Pathos – The stories shared by author introduces the fascinating fact whereas the personal experiences of the author interspersed in the later chapters of book makes the test humorous at some places, to illustrate the statement by author that “I picked several oranges, squeezed them, and poured the juice into a tall glass. I had what I wanted, but it had been a long day” (21) evokes sympathy in reader for his efforts to get ‘fresh’ orange juice, from restaurant, motel and every other possible place. However, simultaneously the revelation also struck reader as author being inattentive and lacking common sense as he could have prepared himself the juice by picking the fruit and squeezing the ‘fresh’ orange juice for himself, rather than asking everyone for it. This anecdote also infuses humor in the story and leaves a smile on reader, simultaneously conveying the passion author has for fresh orange juice. This is a wonderful example of appealing to reader’s pathos and injecting several emotions at one go, thus forming a strong bond with the reader through the text as reader imagines the author as the normal person who has passion for an ordinary and yet couldn’t find it.
The irony of the situation is expressed well when author conveys to reader that in the country full of orange groves where oranges lie on ground waiting to be squeezed and converted into an excellent refreshing drink, people actually drink and prefer concentrate. Author’s realization that his expectation of getting fresh fruit juice easily after seeing fruits lying on ground was mistaken and the readers are surprised to learn that the couple with grove on their property have not consumed fresh orange juice in past ten years and they drink concentrate.

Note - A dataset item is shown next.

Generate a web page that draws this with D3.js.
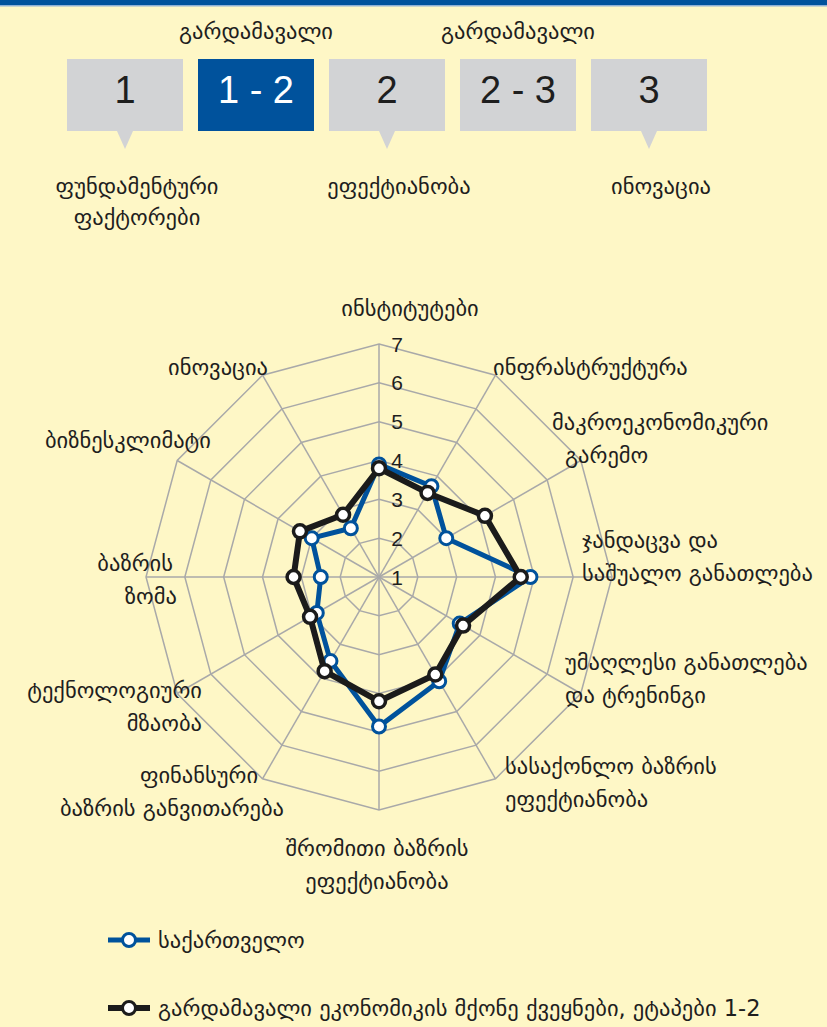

These leave readers with the mocking expression in brain.
McPhee, all through the text of the books weaves logos, pathos and ethos artistically in the book for the audience who are interested to read about the ordinary things and their specialized journeys through the history. The book is extremely well represented and is a delight for the reader. McPhee demonstrates the immense capability to transform an ordinary fruit into a special fruit through the use of language. The representation of the ordinary by detailing its special features is an art which has been demonstrated by McPhee in this book.